» STATED GOAL
Render the material again word for word, skipping the pictures in it.

» PROVIDED MATERIAL

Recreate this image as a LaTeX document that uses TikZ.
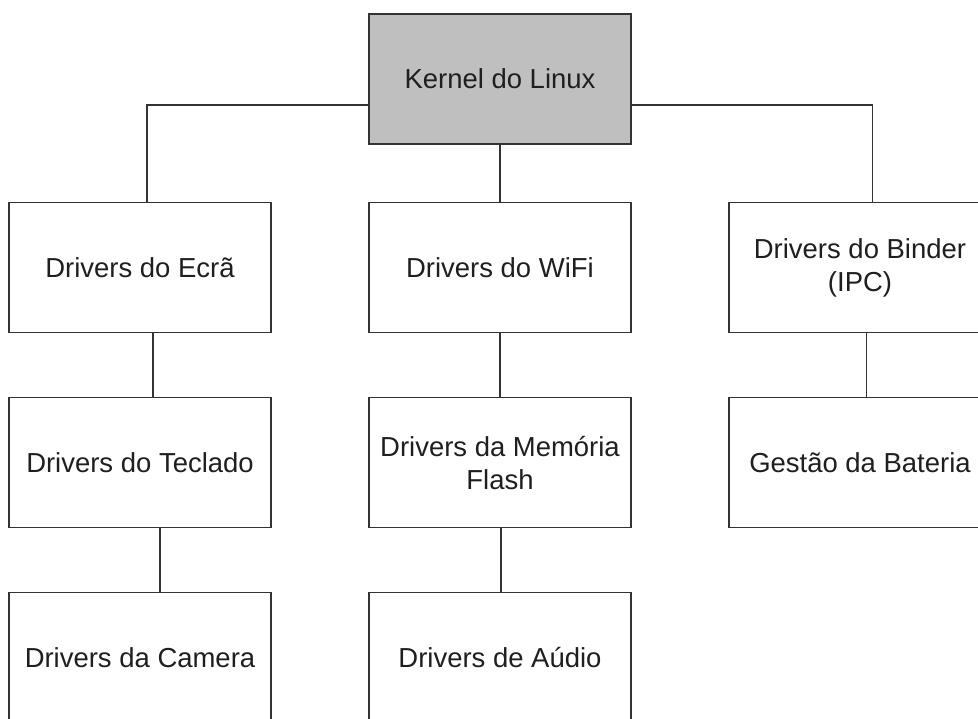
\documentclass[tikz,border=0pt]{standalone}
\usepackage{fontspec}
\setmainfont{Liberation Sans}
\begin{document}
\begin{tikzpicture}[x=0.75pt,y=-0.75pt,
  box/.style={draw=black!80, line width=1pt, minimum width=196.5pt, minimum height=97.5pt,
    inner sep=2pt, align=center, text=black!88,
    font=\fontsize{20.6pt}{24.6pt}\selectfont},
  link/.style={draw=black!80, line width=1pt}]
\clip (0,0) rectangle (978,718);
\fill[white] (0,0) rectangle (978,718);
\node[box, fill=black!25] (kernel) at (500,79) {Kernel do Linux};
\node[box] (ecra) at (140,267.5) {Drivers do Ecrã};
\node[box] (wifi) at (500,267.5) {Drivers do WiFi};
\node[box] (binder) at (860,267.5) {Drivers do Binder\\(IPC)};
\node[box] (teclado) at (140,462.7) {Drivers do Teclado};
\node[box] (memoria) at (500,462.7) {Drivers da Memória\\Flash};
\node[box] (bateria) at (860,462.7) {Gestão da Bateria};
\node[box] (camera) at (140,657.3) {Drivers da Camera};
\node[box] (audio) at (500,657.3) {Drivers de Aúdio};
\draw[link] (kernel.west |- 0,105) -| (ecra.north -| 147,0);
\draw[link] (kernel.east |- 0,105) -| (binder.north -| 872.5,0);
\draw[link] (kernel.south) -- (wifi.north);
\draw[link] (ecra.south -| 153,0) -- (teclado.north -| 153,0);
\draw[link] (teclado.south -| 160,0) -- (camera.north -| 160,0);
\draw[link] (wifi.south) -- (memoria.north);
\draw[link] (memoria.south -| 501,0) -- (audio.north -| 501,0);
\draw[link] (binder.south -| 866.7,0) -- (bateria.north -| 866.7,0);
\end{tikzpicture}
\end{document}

» COMPLETE ANSWER
Recreate this image as a LaTeX document that uses TikZ.
\documentclass[tikz,border=0pt]{standalone}
\usepackage{fontspec}
\setmainfont{Liberation Sans}
\begin{document}
\begin{tikzpicture}[x=0.75pt,y=-0.75pt,
  box/.style={draw=black!80, line width=1pt, minimum width=196.5pt, minimum height=97.5pt,
    inner sep=2pt, align=center, text=black!88,
    font=\fontsize{20.6pt}{24.6pt}\selectfont},
  link/.style={draw=black!80, line width=1pt}]
\clip (0,0) rectangle (978,718);
\fill[white] (0,0) rectangle (978,718);
\node[box, fill=black!25] (kernel) at (500,79) {Kernel do Linux};
\node[box] (ecra) at (140,267.5) {Drivers do Ecrã};
\node[box] (wifi) at (500,267.5) {Drivers do WiFi};
\node[box] (binder) at (860,267.5) {Drivers do Binder\\(IPC)};
\node[box] (teclado) at (140,462.7) {Drivers do Teclado};
\node[box] (memoria) at (500,462.7) {Drivers da Memória\\Flash};
\node[box] (bateria) at (860,462.7) {Gestão da Bateria};
\node[box] (camera) at (140,657.3) {Drivers da Camera};
\node[box] (audio) at (500,657.3) {Drivers de Aúdio};
\draw[link] (kernel.west |- 0,105) -| (ecra.north -| 147,0);
\draw[link] (kernel.east |- 0,105) -| (binder.north -| 872.5,0);
\draw[link] (kernel.south) -- (wifi.north);
\draw[link] (ecra.south -| 153,0) -- (teclado.north -| 153,0);
\draw[link] (teclado.south -| 160,0) -- (camera.north -| 160,0);
\draw[link] (wifi.south) -- (memoria.north);
\draw[link] (memoria.south -| 501,0) -- (audio.north -| 501,0);
\draw[link] (binder.south -| 866.7,0) -- (bateria.north -| 866.7,0);
\end{tikzpicture}
\end{document}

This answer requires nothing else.